To finish, notice that $\mathcal A_{<\omega_1}$ is closed under complements ($A \in \mathcal B_{\alpha} \subseteq \mathcal A_{\alpha+1} \implies X \setminus A \in \mathcal B_{\alpha+1}$) and under countable unions (if $A_n \in \mathcal B_{\alpha_n}$ for each $n \in \mathbb N$ and $\alpha_n < \omega_1$ then for $\alpha = \sup_n \alpha_n < \omega_1$ we have $\bigcup_n A_n \in \mathcal B_{\alpha+1}$). So $\mathcal A_{< \omega_1}$ is a $\sigma$-algebra, and by induction it is contained in $\mathcal L.$

$\square$

Answer 1

Let's me sketch a simpler proof

1. Note that if a $\lambda$-system is closed under finite intersection, then it's a $\sigma$-algebra.

2. So, it suffices to prove the generated lambda system $L = \lambda(\mathcal{P})$ is closed under bi-intersection.
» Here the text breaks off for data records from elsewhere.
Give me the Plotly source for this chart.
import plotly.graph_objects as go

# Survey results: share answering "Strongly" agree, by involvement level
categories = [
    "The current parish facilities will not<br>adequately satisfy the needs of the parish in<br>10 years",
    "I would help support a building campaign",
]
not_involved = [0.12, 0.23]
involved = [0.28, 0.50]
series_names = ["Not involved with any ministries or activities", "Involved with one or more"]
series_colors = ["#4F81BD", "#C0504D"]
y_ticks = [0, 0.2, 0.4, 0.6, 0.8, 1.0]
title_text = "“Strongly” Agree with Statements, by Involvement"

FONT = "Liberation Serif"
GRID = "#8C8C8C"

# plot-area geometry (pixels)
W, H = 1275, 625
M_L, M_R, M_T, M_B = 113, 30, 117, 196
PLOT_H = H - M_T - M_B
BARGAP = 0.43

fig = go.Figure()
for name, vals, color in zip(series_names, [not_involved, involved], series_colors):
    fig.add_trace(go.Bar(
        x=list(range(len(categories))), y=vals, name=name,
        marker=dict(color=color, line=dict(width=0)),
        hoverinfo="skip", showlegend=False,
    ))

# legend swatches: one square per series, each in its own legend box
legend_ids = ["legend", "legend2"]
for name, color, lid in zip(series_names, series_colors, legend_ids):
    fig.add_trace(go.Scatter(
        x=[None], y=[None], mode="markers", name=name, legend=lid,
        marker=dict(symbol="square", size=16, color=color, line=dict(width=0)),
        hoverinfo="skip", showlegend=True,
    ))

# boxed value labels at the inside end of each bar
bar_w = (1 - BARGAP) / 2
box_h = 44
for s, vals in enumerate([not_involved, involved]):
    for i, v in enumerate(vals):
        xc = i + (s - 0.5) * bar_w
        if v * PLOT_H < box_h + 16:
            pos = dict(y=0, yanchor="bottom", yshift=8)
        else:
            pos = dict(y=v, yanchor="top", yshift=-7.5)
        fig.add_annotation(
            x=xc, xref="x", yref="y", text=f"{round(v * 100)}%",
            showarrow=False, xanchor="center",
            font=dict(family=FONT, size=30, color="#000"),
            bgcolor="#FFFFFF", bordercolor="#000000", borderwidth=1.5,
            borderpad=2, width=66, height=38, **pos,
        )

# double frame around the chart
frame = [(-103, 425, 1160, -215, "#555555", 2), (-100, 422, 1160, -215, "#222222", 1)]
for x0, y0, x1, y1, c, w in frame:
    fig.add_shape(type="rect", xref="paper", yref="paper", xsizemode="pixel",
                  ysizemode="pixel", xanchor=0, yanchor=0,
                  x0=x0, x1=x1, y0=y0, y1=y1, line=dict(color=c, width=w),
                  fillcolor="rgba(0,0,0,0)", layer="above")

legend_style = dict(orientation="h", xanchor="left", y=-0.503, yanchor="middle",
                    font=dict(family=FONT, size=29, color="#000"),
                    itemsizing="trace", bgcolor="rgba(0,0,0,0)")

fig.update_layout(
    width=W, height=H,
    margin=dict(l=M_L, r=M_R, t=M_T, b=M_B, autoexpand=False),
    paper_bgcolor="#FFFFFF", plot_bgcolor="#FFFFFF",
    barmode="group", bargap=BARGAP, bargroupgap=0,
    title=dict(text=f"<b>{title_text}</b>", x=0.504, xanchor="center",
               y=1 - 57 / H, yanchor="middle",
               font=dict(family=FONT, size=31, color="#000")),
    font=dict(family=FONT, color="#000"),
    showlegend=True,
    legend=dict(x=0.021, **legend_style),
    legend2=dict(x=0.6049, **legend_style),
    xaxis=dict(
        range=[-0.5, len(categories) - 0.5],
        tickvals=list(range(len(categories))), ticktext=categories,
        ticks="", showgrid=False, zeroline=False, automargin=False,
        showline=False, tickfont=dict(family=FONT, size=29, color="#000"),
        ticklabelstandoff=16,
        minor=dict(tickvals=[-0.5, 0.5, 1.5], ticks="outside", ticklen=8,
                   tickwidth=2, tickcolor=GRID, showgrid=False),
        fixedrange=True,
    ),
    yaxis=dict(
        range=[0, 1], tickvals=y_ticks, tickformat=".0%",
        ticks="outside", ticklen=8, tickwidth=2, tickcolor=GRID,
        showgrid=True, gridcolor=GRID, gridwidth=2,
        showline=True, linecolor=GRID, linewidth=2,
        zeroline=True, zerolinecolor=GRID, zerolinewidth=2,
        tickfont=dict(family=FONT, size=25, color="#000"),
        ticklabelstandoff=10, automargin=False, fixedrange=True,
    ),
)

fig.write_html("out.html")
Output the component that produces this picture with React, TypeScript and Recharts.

3. Build the lambda system $L$ bottom-up in the following way. Define a double-indexed collections: $P_{\alpha, \beta}$ such that: $$ P_{\alpha, \beta + 1} = \{U \setminus V | U, V \in P_{\alpha, \beta} \} \\ P_{\alpha^{'} , \beta} = \operatorname{CountableDisjointUnion}({\bigcup_{\alpha < \alpha^{'}} P_{\alpha, \beta}}) \\ L = P_{\omega_1 , \omega} $$

4. Now it suffice to prove $$\forall \alpha \beta \gamma \theta \forall (A, B) \in P_{\alpha, \beta} \times P_{\gamma, \theta} \exists (\eta, \mu, C \in P_{\eta, \mu}) \therefore C = A \cap B $$

5. Denote this proposition $Q(\alpha, \beta, \gamma, \theta)$, apply induction, we need to prove: $$ \forall \gamma \theta \therefore Q(0, 0, \gamma, \theta) \\ \forall \gamma \theta \therefore \forall \beta \therefore ( \forall \alpha < \alpha' \therefore Q(\alpha, \beta, \gamma, \theta) ) → Q(\alpha', \beta, \gamma, \theta) \\ \forall \gamma \theta \therefore \forall \alpha, \beta \therefore Q(\alpha, \beta, \gamma, \theta) → Q(\alpha , \beta + 1, \gamma, \theta) \\ $$ The second and third statement is obvious to prove, apply induction to the first statement again, now it suffices to prove: $$ Q(0,0,0,0) \\ \forall \beta \therefore ( \forall \alpha < \alpha' \therefore Q(0, 0, \alpha, \beta) ) → Q(0, 0, \alpha', \beta) \\ \forall \alpha, \beta \therefore Q(0, 0, \alpha, \beta) → Q(0, 0, \alpha , \beta + 1) \\ $$ All of which is obvious. This is actually the approach many textbooks use in a disguised way.